Coaches will be assigned to the participants to assist in keeping them on track with the study requirements.

“Obesity has been described as an epidemic of our generation, having strong associations with both increased morbidity and mortality,” Cucuzzella said. “In West Virginia, it is estimated that 45% of fifth-grade children are overweight or obese.

“Pediatric obesity is the global pandemic for which there is no vaccine,” Cucuzzella added. “And the problem only got worse during the COVID-19 pandemic.”

He explained that children experiencing pediatric obesity will become adults needing expensive medical care.

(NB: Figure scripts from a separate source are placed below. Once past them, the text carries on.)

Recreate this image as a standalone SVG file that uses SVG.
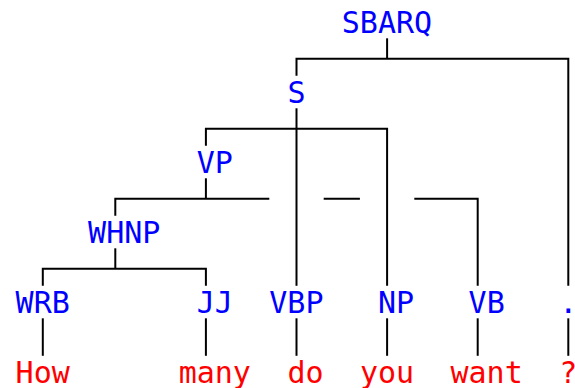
<svg xmlns="http://www.w3.org/2000/svg" width="575" height="388" viewBox="0 0 575 388">
<style>
text{font-family:"DejaVu Sans Mono","Liberation Mono",monospace;font-size:30px}
.lab{fill:#0000ff}
.word{fill:#ff0000}
#connectors path{fill:none;stroke:#000;stroke-width:2;stroke-linejoin:miter;stroke-linecap:butt}
</style>
<rect width="575" height="388" fill="#fff"/>
<g id="connectors">
<path d="M387.1,38.3V58.8"/>
<path d="M296.5,75.8V58.8H568.3V285.8"/>
<path d="M296.5,108.3V285.8"/>
<path d="M205.9,145.8V128.8H387.1V285.8"/>
<path d="M205.9,178.3V198.8"/>
<path d="M115.3,215.8V198.8H269.3"/>
<path d="M323.7,198.8H359.9"/>
<path d="M414.3,198.8H477.7V285.8"/>
<path d="M115.3,248.3V268.8"/>
<path d="M42.8,285.8V268.8H205.9V285.8"/>
<path d="M42.8,318.3V355.8"/>
<path d="M205.9,318.3V355.8"/>
<path d="M296.5,318.3V355.8"/>
<path d="M387.1,318.3V355.8"/>
<path d="M477.7,318.3V355.8"/>
<path d="M568.3,318.3V355.8"/>
</g>
<g id="SBARQ"><text class="lab" x="341.8" y="33.3">SBARQ</text></g>
<g id="S"><text class="lab" x="287.4" y="103.3">S</text></g>
<g id="VP"><text class="lab" x="196.8" y="173.3">VP</text></g>
<g id="WHNP"><text class="lab" x="88.1" y="243.3">WHNP</text></g>
<g id="WRB"><text class="lab" x="15.6" y="313.3">WRB</text></g>
<g id="JJ"><text class="lab" x="196.8" y="313.3">JJ</text></g>
<g id="VBP"><text class="lab" x="269.3" y="313.3">VBP</text></g>
<g id="NP"><text class="lab" x="378.0" y="313.3">NP</text></g>
<g id="VB"><text class="lab" x="468.6" y="313.3">VB</text></g>
<g id="PUNCT"><text class="lab" x="559.2" y="313.3">.</text></g>
<g id="w-How"><text class="word" x="15.6" y="383.3">How</text></g>
<g id="w-many"><text class="word" x="178.7" y="383.3">many</text></g>
<g id="w-do"><text class="word" x="287.4" y="383.3">do</text></g>
<g id="w-you"><text class="word" x="359.9" y="383.3">you</text></g>
<g id="w-want"><text class="word" x="450.5" y="383.3">want</text></g>
<g id="w-q"><text class="word" x="559.2" y="383.3">?</text></g>
</svg>
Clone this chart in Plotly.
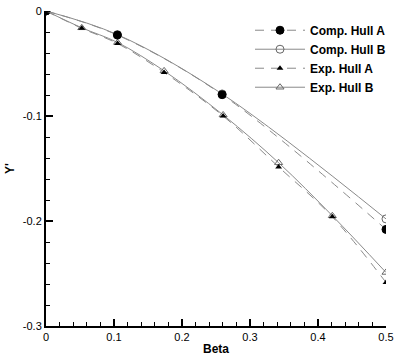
import plotly.graph_objects as go

# Data
comp_beta = [0.0, 0.105, 0.259, 0.5]
comp_hull_a = [0.0, -0.0229, -0.0797, -0.208]
comp_hull_b = [0.0, -0.0225, -0.0790, -0.198]

exp_beta = [0.0, 0.0526, 0.1053, 0.1737, 0.2605, 0.3421, 0.4211, 0.5]
exp_hull_a = [0.0, -0.0165, -0.0310, -0.0585, -0.1000, -0.1485, -0.1960, -0.2585]
exp_hull_b = [0.0, -0.0160, -0.0300, -0.0570, -0.0990, -0.1445, -0.1950, -0.2490]

x_ticks = [0, 0.1, 0.2, 0.3, 0.4, 0.5]
x_tick_labels = ["0", "0.1", "0.2", "0.3", "0.4", "0.5"]
y_ticks = [0, -0.1, -0.2, -0.3]
y_tick_labels = ["0", "-0.1", "-0.2", "-0.3"]

FONT = "Liberation Sans, Arial, sans-serif"
LINE_COLOR = "#8a8a8a"

fig = go.Figure()

# open markers drawn first, filled on top
fig.add_trace(go.Scatter(
    x=comp_beta, y=comp_hull_b, name="Comp. Hull B", mode="lines+markers", legendrank=2,
    line=dict(color=LINE_COLOR, width=1, shape="spline"),
    marker=dict(symbol="circle-open", size=8, color="#666666", line=dict(width=1)),
))
fig.add_trace(go.Scatter(
    x=exp_beta, y=exp_hull_b, name="Exp. Hull B", mode="lines+markers", legendrank=4,
    line=dict(color=LINE_COLOR, width=1, shape="spline"),
    marker=dict(symbol="triangle-up-open", size=7, color="#666666", line=dict(width=1)),
))
fig.add_trace(go.Scatter(
    x=comp_beta, y=comp_hull_a, name="Comp. Hull A", mode="lines+markers", legendrank=1,
    line=dict(color=LINE_COLOR, width=1, dash="9px,7px", shape="spline"),
    marker=dict(symbol="circle", size=8, color="black", line=dict(color="black", width=1)),
))
fig.add_trace(go.Scatter(
    x=exp_beta, y=exp_hull_a, name="Exp. Hull A", mode="lines+markers", legendrank=3,
    line=dict(color=LINE_COLOR, width=1, dash="9px,7px", shape="spline"),
    marker=dict(symbol="triangle-up", size=6, color="black"),
))

fig.update_layout(
    width=398, height=356,
    margin=dict(l=46, r=7, t=11, b=30),
    paper_bgcolor="white", plot_bgcolor="white",
    font=dict(family=FONT, size=11, color="black"),
    showlegend=True,
    legend=dict(
        x=0.6, y=0.985, xanchor="left", yanchor="top",
        bgcolor="rgba(0,0,0,0)", borderwidth=0,
        font=dict(family=FONT, size=12, color="black", weight="bold"),
        tracegroupgap=0, itemwidth=50, traceorder="normal",
    ),
    xaxis=dict(
        range=[0, 0.50001], showgrid=False, zeroline=False, automargin=False,
        showline=True, linecolor="black", linewidth=2,
        ticks="inside", ticklen=7, tickwidth=1.5, tickcolor="black",
        tickmode="array", tickvals=x_ticks, ticktext=x_tick_labels,
        tickfont=dict(size=11),
        minor=dict(dtick=0.02, tick0=0, ticks="inside", ticklen=4, tickwidth=1, tickcolor="black", showgrid=False),
        title=dict(text="Beta", font=dict(size=12, weight="bold"), standoff=2),
    ),
    yaxis=dict(
        range=[-0.3, 0], showgrid=False, zeroline=False, automargin=False,
        showline=True, linecolor="black", linewidth=2,
        ticks="inside", ticklen=7, tickwidth=1.5, tickcolor="black",
        tickmode="array", tickvals=y_ticks, ticktext=y_tick_labels,
        tickfont=dict(size=11),
        minor=dict(dtick=0.02, tick0=0, ticks="inside", ticklen=4, tickwidth=1, tickcolor="black", showgrid=False),
        title=dict(text="Y'", font=dict(size=12, weight="bold"), standoff=6),
    ),
)

fig.write_html("out.html")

“It will break the bank of the world’s economy,” Cucuzzella said, stressing that it is necessary to stem the problem early on to address and reverse conditions that will only get worse in adulthood.

A goal of the study, Cucuzzella said, is to create a way to help children become healthy adults.

“If we can successfully address childhood obesity, we can save a tremendous amount of money as a society and improve the health of our children, reaching into adulthood,” he said.

Research has shown that carbohydrate restrictions can successfully treat Type 2 diabetes and help with long-term weight loss in adults. There have been no long-term studies in children to see if the restrictions would have similar results.

“We do know that carbohydrate restrictions to treat childhood epilepsy have been safe and effective,” Cucuzzella said. “We have previously shown that children respond well to carbohydrate restrictions in the short-term.”

“Our study aims to determine if improvements in lipid profiles. as well as significant weight loss. can be replicated in children over a much longer time period (12 months) and address any potential adverse effects it may have,” Cucuzzella said.

He added that the study will be high touch, with families receiving frequent contact and support from the research team’s registered dietician.